DIRECTIONS FOR THIS TASK -
Give back every line exactly as it appears, pictures excluded.

[Charts and diagrams as code]

----------

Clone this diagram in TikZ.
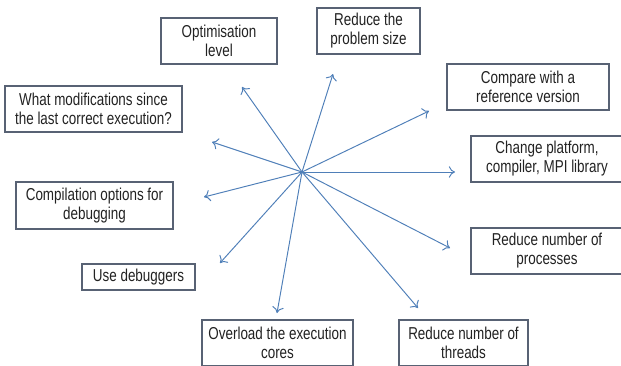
\documentclass[tikz,border=0pt]{standalone}
\usepackage{fontspec}
\setmainfont[FakeStretch=0.78]{Liberation Sans}
\usetikzlibrary{arrows.meta}
\definecolor{boxline}{RGB}{88,98,116}
\definecolor{arrowblue}{RGB}{79,127,184}
\definecolor{txt}{RGB}{34,34,34}
\tikzset{
  idea/.style={draw=boxline, line width=0.6pt, rectangle, align=center, inner sep=0pt,
    minimum height=0.92cm, text=txt, font=\fontsize{9.8}{10.8}\selectfont},
  spoke/.style={-{To[length=3.5pt,width=6.5pt]}, draw=arrowblue, line width=0.55pt}
}
\begin{document}
\begin{tikzpicture}[x=0.02cm, y=-0.02cm]
  \useasboundingbox (0,0) rectangle (621,365);
  \clip (0,0) rectangle (621,365);

  % the boxes
  \node[idea, minimum width=2.32cm] (optlevel) at (219,41) {Optimisation\\level};
  \node[idea, minimum width=2.06cm] (probsize) at (368.5,31) {Reduce the\\problem size};
  \node[idea, minimum width=3.24cm] (refver) at (528,87) {Compare with a\\reference version};
  \node[idea, minimum width=3.04cm] (platform) at (547,159) {Change platform,\\compiler, MPI library};
  \node[idea, minimum width=3.04cm] (procs) at (547,251) {Reduce number of\\processes};
  \node[idea, minimum width=2.58cm] (threads) at (463.5,343) {Reduce number of\\threads};
  \node[idea, minimum width=3.02cm] (overload) at (277.5,343) {Overload the execution\\cores};
  \node[idea, minimum width=2.26cm, minimum height=0.52cm] (debuggers) at (138.5,277) {Use debuggers};
  \node[idea, minimum width=3.14cm, minimum height=0.94cm] (compopts) at (94.5,205.5) {Compilation options for\\debugging};
  \node[idea, minimum width=3.54cm] (modifs) at (93.5,109) {What modifications since\\the last correct execution?};

  % where the arrows stop
  \coordinate (hub) at (302,172);
  \coordinate (toopt) at (242,87);
  \coordinate (tosize) at (333,74);
  \coordinate (toref) at (429,111);
  \coordinate (toplat) at (455,172);
  \coordinate (toproc) at (450,248);
  \coordinate (tothr) at (418,308);
  \coordinate (toover) at (277,313);
  \coordinate (todbg) at (220,263);
  \coordinate (tocomp) at (204,197);
  \coordinate (tomod) at (212,142);

  \foreach \t in {toopt,tosize,toref,toplat,toproc,tothr,toover,todbg,tocomp,tomod}
    \draw[spoke] (hub) -- (\t);
\end{tikzpicture}
\end{document}
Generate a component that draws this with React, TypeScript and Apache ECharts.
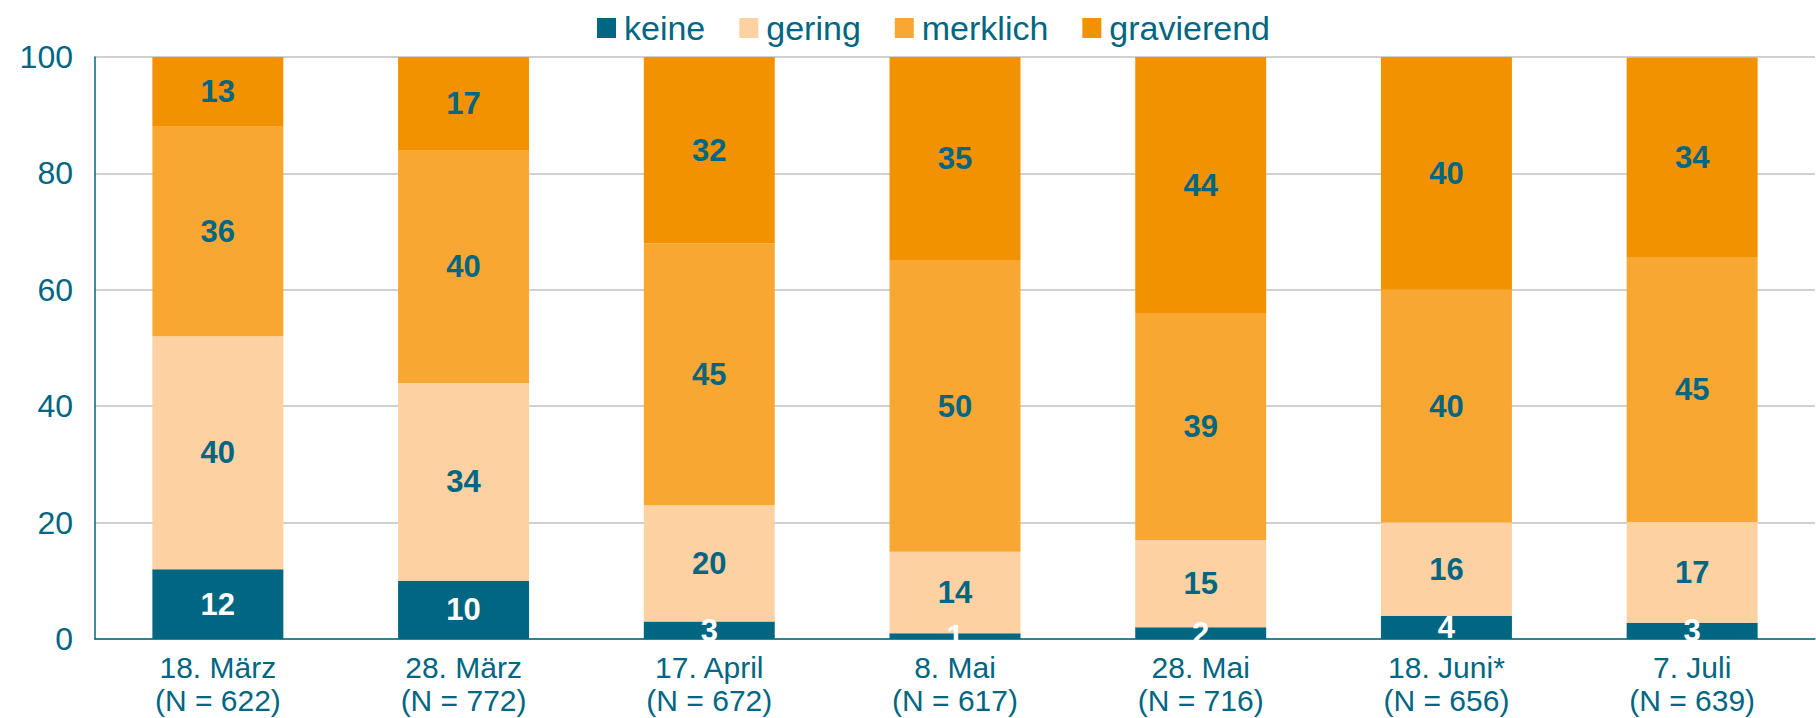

----------

FINISHED ANSWER -
Clone this diagram in TikZ.
\documentclass[tikz,border=0pt]{standalone}
\usepackage{fontspec}
\setmainfont[FakeStretch=0.78]{Liberation Sans}
\usetikzlibrary{arrows.meta}
\definecolor{boxline}{RGB}{88,98,116}
\definecolor{arrowblue}{RGB}{79,127,184}
\definecolor{txt}{RGB}{34,34,34}
\tikzset{
  idea/.style={draw=boxline, line width=0.6pt, rectangle, align=center, inner sep=0pt,
    minimum height=0.92cm, text=txt, font=\fontsize{9.8}{10.8}\selectfont},
  spoke/.style={-{To[length=3.5pt,width=6.5pt]}, draw=arrowblue, line width=0.55pt}
}
\begin{document}
\begin{tikzpicture}[x=0.02cm, y=-0.02cm]
  \useasboundingbox (0,0) rectangle (621,365);
  \clip (0,0) rectangle (621,365);

  % the boxes
  \node[idea, minimum width=2.32cm] (optlevel) at (219,41) {Optimisation\\level};
  \node[idea, minimum width=2.06cm] (probsize) at (368.5,31) {Reduce the\\problem size};
  \node[idea, minimum width=3.24cm] (refver) at (528,87) {Compare with a\\reference version};
  \node[idea, minimum width=3.04cm] (platform) at (547,159) {Change platform,\\compiler, MPI library};
  \node[idea, minimum width=3.04cm] (procs) at (547,251) {Reduce number of\\processes};
  \node[idea, minimum width=2.58cm] (threads) at (463.5,343) {Reduce number of\\threads};
  \node[idea, minimum width=3.02cm] (overload) at (277.5,343) {Overload the execution\\cores};
  \node[idea, minimum width=2.26cm, minimum height=0.52cm] (debuggers) at (138.5,277) {Use debuggers};
  \node[idea, minimum width=3.14cm, minimum height=0.94cm] (compopts) at (94.5,205.5) {Compilation options for\\debugging};
  \node[idea, minimum width=3.54cm] (modifs) at (93.5,109) {What modifications since\\the last correct execution?};

  % where the arrows stop
  \coordinate (hub) at (302,172);
  \coordinate (toopt) at (242,87);
  \coordinate (tosize) at (333,74);
  \coordinate (toref) at (429,111);
  \coordinate (toplat) at (455,172);
  \coordinate (toproc) at (450,248);
  \coordinate (tothr) at (418,308);
  \coordinate (toover) at (277,313);
  \coordinate (todbg) at (220,263);
  \coordinate (tocomp) at (204,197);
  \coordinate (tomod) at (212,142);

  \foreach \t in {toopt,tosize,toref,toplat,toproc,tothr,toover,todbg,tocomp,tomod}
    \draw[spoke] (hub) -- (\t);
\end{tikzpicture}
\end{document}
Generate a component that draws this with React, TypeScript and Apache ECharts.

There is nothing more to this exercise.